Consider disabling hibernation
Most PCs, especially laptops, boot in 1/3 the time with an SSD compared with an HDD and many applications load near-instantly with an SSD. So unless you really need to hibernate the PC, consider powering it off completely or use the sleep mode for the times you need to head away for a short period. Most laptops will sleep for several days on battery.
The catch with using hibernation on an SSD is that it uses the same amount of space as the RAM in the system. For example, if computer has 4GB of RAM, 4GB of SSD would be permanently reserved for hibernation, which is a lot, especially with a low capacity SSD.
To disable hibernation on Windows 7, click start, run type in “powercfg -h off” (without the quotes) and press Shift + Ctrl + Enter. Click ‘Yes’ for the User Account Control prompt. To enable hibernation, just repeat these steps, but type in “powercfg -h on” instead.
Cloning the existing OS
Once the SSD is attached, do not boot the existing OS! If the existing OS sees the SSD, it will give it a new drive letter, which may prevent the OS booting once cloned to the SSD. Instead, only attach the SSD when you are ready to clone the hard disk.
If the existing OS partition is small enough, it can be copied over to the new SSD with almost any partition cloning tool or with dd_rescue in Linux (for experienced users). Alternatively for Windows 7, make a backup of the OS partition to a hard disk or external drive, create a recovery CD with the Windows 7 backup utility, install the new SSD and then boot the recovery CD to perform a restore.
If the OS partition is over-sized, it’s worth seeing how much content is in the documents and pictures folders to move out as much as possible and creating shortcuts to the new paths. For example, if there’s a huge folder called “2009 photos” in the Pictures folder, move this folder to the hard disk and create a shortcut in the Pictures folder to it called “2009 photos”. This way it can still be accessed easily without taking up space on the OS partition. Both Windows 7 and Vista allow the OS partition to be shrunk in Disk management, which can be accessed by clicking start, right-clicking “Computer” and clicking “Manage”.
Use the Microsoft SATA drivers with Windows 7
When Windows Vista or 7 is installed, by default it will use its own SATA drivers, which support TRIM natively. Unfortunately, some third party drivers don’t pass the TRIM, which may end up with the SSD performing much like a non-TRIM enabled SSD over time.
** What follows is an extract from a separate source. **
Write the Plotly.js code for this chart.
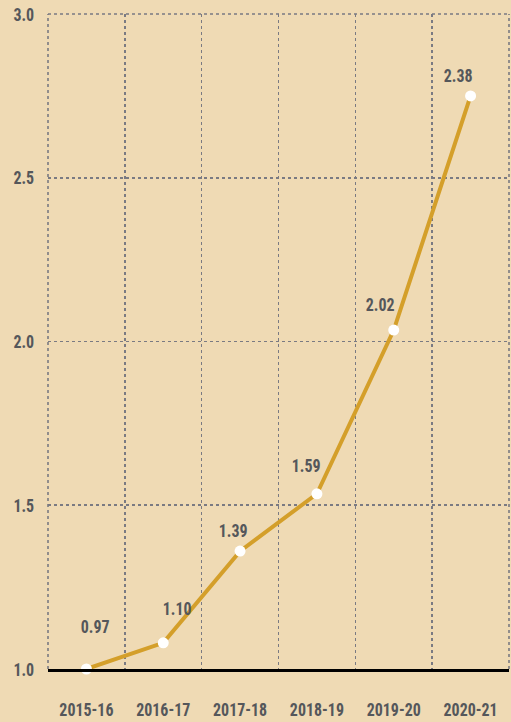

The simplest way to do this is to uninstall the SATA driver and reboot the PC. Windows will automatically install its own driver once the OS boots back up. If an SATA driver was required to install Windows, do not uninstall it, as to do so may prevent Windows from being able to boot.
Note that if two or more SSDs are set up in RAID, most RAID cards do not support passing the TRIM command.